(Instructions for the task):
Write out the material again word for word, dropping any images it holds.

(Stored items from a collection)
+-------+

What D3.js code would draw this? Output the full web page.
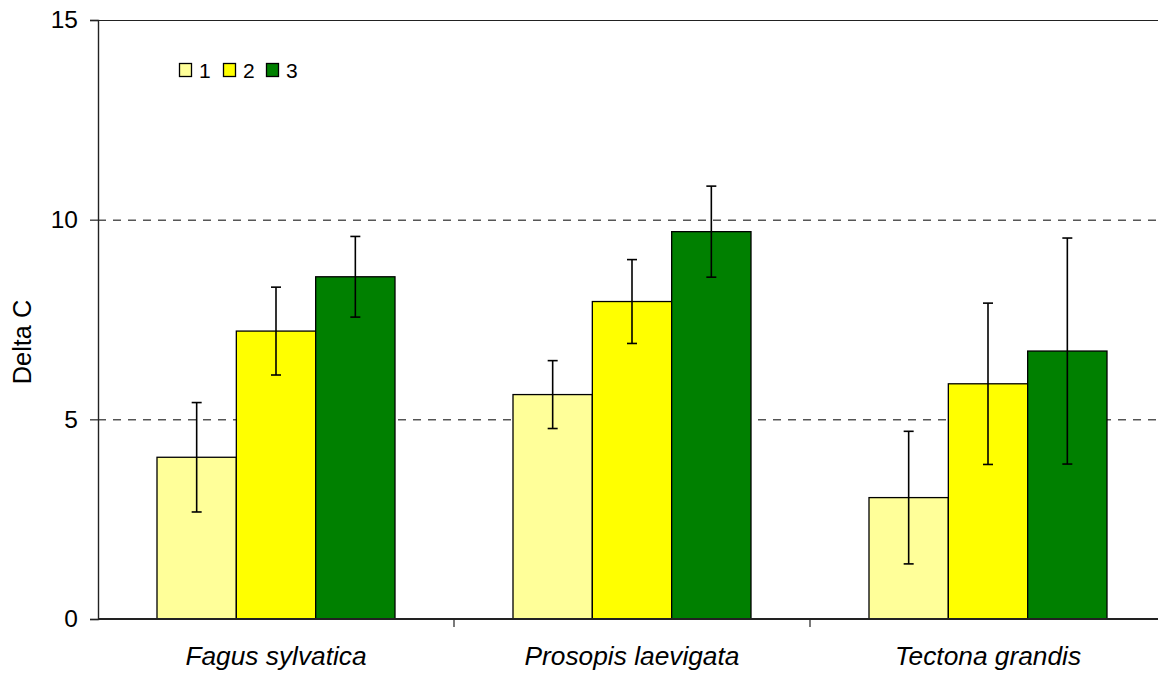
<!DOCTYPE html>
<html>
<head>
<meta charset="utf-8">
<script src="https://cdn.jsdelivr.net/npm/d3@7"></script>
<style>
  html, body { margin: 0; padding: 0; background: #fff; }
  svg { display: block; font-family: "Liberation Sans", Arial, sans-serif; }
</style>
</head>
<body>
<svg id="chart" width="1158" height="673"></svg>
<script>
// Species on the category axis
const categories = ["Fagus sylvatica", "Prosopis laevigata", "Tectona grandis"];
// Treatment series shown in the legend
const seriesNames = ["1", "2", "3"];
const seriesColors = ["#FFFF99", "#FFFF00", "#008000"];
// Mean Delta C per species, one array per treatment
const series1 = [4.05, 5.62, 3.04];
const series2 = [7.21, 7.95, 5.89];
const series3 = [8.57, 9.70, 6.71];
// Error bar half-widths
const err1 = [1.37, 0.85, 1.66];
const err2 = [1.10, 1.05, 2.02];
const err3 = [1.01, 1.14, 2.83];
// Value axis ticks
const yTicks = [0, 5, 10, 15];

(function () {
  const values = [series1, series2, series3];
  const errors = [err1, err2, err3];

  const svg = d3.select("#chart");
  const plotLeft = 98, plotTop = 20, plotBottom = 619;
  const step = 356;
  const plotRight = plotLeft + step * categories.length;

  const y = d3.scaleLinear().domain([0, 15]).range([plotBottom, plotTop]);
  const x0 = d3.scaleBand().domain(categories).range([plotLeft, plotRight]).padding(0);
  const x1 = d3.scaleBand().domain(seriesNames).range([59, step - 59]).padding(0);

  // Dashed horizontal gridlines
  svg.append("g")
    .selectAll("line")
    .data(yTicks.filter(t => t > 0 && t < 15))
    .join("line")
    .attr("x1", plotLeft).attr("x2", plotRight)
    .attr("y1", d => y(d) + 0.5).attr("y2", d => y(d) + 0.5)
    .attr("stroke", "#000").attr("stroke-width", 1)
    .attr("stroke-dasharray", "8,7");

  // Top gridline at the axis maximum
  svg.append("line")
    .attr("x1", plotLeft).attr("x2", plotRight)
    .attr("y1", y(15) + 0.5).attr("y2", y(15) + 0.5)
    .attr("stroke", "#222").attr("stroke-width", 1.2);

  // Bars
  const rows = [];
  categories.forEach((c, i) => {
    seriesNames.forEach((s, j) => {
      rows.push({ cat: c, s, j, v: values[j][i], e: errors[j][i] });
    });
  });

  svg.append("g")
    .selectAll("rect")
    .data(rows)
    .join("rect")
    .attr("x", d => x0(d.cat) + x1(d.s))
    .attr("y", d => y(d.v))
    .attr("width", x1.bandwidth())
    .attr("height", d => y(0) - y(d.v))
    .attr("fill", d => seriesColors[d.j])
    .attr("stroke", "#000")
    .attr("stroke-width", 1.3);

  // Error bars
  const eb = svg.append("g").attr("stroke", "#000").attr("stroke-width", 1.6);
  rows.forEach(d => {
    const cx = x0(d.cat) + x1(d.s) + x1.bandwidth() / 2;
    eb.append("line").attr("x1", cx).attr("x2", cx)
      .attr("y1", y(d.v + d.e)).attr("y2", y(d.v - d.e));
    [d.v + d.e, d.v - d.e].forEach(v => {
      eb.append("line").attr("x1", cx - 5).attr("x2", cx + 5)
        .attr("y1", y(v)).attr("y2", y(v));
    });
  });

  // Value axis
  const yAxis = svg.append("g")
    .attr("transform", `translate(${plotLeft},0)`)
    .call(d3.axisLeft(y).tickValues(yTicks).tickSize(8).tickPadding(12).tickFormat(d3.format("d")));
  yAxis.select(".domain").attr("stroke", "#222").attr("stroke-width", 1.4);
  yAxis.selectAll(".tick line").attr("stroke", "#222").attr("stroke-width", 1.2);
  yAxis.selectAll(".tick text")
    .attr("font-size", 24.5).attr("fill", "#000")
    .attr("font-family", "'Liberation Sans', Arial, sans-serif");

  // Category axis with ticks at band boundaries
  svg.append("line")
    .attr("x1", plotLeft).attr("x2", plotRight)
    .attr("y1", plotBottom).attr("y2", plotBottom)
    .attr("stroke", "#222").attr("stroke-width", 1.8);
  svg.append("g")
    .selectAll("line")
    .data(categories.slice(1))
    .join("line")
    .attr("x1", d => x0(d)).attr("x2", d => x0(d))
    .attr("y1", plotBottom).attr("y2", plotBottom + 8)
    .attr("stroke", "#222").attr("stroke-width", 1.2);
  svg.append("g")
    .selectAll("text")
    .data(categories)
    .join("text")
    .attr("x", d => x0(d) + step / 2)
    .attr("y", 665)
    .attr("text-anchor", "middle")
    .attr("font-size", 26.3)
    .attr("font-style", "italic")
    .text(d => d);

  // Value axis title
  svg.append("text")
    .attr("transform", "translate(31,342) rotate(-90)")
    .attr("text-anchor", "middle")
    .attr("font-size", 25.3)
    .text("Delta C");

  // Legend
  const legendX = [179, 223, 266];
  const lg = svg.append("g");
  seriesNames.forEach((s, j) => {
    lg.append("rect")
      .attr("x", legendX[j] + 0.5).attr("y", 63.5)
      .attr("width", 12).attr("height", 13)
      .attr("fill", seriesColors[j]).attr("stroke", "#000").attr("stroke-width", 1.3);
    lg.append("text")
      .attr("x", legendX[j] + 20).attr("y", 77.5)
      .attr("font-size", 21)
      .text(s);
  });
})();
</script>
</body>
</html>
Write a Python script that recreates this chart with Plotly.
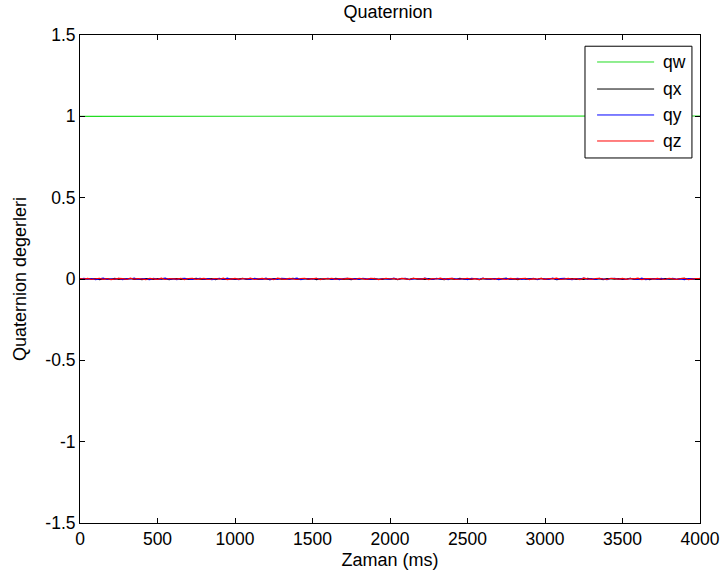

+-------+

(The reply):
What D3.js code would draw this? Output the full web page.
<!DOCTYPE html>
<html>
<head>
<meta charset="utf-8">
<script src="https://cdn.jsdelivr.net/npm/d3@7"></script>
<style>
  html, body { margin: 0; padding: 0; background: #fff; }
  svg { display: block; font-family: "Liberation Sans", Arial, sans-serif; }
</style>
</head>
<body>
<svg id="chart" width="1158" height="673"></svg>
<script>
// Species on the category axis
const categories = ["Fagus sylvatica", "Prosopis laevigata", "Tectona grandis"];
// Treatment series shown in the legend
const seriesNames = ["1", "2", "3"];
const seriesColors = ["#FFFF99", "#FFFF00", "#008000"];
// Mean Delta C per species, one array per treatment
const series1 = [4.05, 5.62, 3.04];
const series2 = [7.21, 7.95, 5.89];
const series3 = [8.57, 9.70, 6.71];
// Error bar half-widths
const err1 = [1.37, 0.85, 1.66];
const err2 = [1.10, 1.05, 2.02];
const err3 = [1.01, 1.14, 2.83];
// Value axis ticks
const yTicks = [0, 5, 10, 15];

(function () {
  const values = [series1, series2, series3];
  const errors = [err1, err2, err3];

  const svg = d3.select("#chart");
  const plotLeft = 98, plotTop = 20, plotBottom = 619;
  const step = 356;
  const plotRight = plotLeft + step * categories.length;

  const y = d3.scaleLinear().domain([0, 15]).range([plotBottom, plotTop]);
  const x0 = d3.scaleBand().domain(categories).range([plotLeft, plotRight]).padding(0);
  const x1 = d3.scaleBand().domain(seriesNames).range([59, step - 59]).padding(0);

  // Dashed horizontal gridlines
  svg.append("g")
    .selectAll("line")
    .data(yTicks.filter(t => t > 0 && t < 15))
    .join("line")
    .attr("x1", plotLeft).attr("x2", plotRight)
    .attr("y1", d => y(d) + 0.5).attr("y2", d => y(d) + 0.5)
    .attr("stroke", "#000").attr("stroke-width", 1)
    .attr("stroke-dasharray", "8,7");

  // Top gridline at the axis maximum
  svg.append("line")
    .attr("x1", plotLeft).attr("x2", plotRight)
    .attr("y1", y(15) + 0.5).attr("y2", y(15) + 0.5)
    .attr("stroke", "#222").attr("stroke-width", 1.2);

  // Bars
  const rows = [];
  categories.forEach((c, i) => {
    seriesNames.forEach((s, j) => {
      rows.push({ cat: c, s, j, v: values[j][i], e: errors[j][i] });
    });
  });

  svg.append("g")
    .selectAll("rect")
    .data(rows)
    .join("rect")
    .attr("x", d => x0(d.cat) + x1(d.s))
    .attr("y", d => y(d.v))
    .attr("width", x1.bandwidth())
    .attr("height", d => y(0) - y(d.v))
    .attr("fill", d => seriesColors[d.j])
    .attr("stroke", "#000")
    .attr("stroke-width", 1.3);

  // Error bars
  const eb = svg.append("g").attr("stroke", "#000").attr("stroke-width", 1.6);
  rows.forEach(d => {
    const cx = x0(d.cat) + x1(d.s) + x1.bandwidth() / 2;
    eb.append("line").attr("x1", cx).attr("x2", cx)
      .attr("y1", y(d.v + d.e)).attr("y2", y(d.v - d.e));
    [d.v + d.e, d.v - d.e].forEach(v => {
      eb.append("line").attr("x1", cx - 5).attr("x2", cx + 5)
        .attr("y1", y(v)).attr("y2", y(v));
    });
  });

  // Value axis
  const yAxis = svg.append("g")
    .attr("transform", `translate(${plotLeft},0)`)
    .call(d3.axisLeft(y).tickValues(yTicks).tickSize(8).tickPadding(12).tickFormat(d3.format("d")));
  yAxis.select(".domain").attr("stroke", "#222").attr("stroke-width", 1.4);
  yAxis.selectAll(".tick line").attr("stroke", "#222").attr("stroke-width", 1.2);
  yAxis.selectAll(".tick text")
    .attr("font-size", 24.5).attr("fill", "#000")
    .attr("font-family", "'Liberation Sans', Arial, sans-serif");

  // Category axis with ticks at band boundaries
  svg.append("line")
    .attr("x1", plotLeft).attr("x2", plotRight)
    .attr("y1", plotBottom).attr("y2", plotBottom)
    .attr("stroke", "#222").attr("stroke-width", 1.8);
  svg.append("g")
    .selectAll("line")
    .data(categories.slice(1))
    .join("line")
    .attr("x1", d => x0(d)).attr("x2", d => x0(d))
    .attr("y1", plotBottom).attr("y2", plotBottom + 8)
    .attr("stroke", "#222").attr("stroke-width", 1.2);
  svg.append("g")
    .selectAll("text")
    .data(categories)
    .join("text")
    .attr("x", d => x0(d) + step / 2)
    .attr("y", 665)
    .attr("text-anchor", "middle")
    .attr("font-size", 26.3)
    .attr("font-style", "italic")
    .text(d => d);

  // Value axis title
  svg.append("text")
    .attr("transform", "translate(31,342) rotate(-90)")
    .attr("text-anchor", "middle")
    .attr("font-size", 25.3)
    .text("Delta C");

  // Legend
  const legendX = [179, 223, 266];
  const lg = svg.append("g");
  seriesNames.forEach((s, j) => {
    lg.append("rect")
      .attr("x", legendX[j] + 0.5).attr("y", 63.5)
      .attr("width", 12).attr("height", 13)
      .attr("fill", seriesColors[j]).attr("stroke", "#000").attr("stroke-width", 1.3);
    lg.append("text")
      .attr("x", legendX[j] + 20).attr("y", 77.5)
      .attr("font-size", 21)
      .text(s);
  });
})();
</script>
</body>
</html>
Write a Python script that recreates this chart with Plotly.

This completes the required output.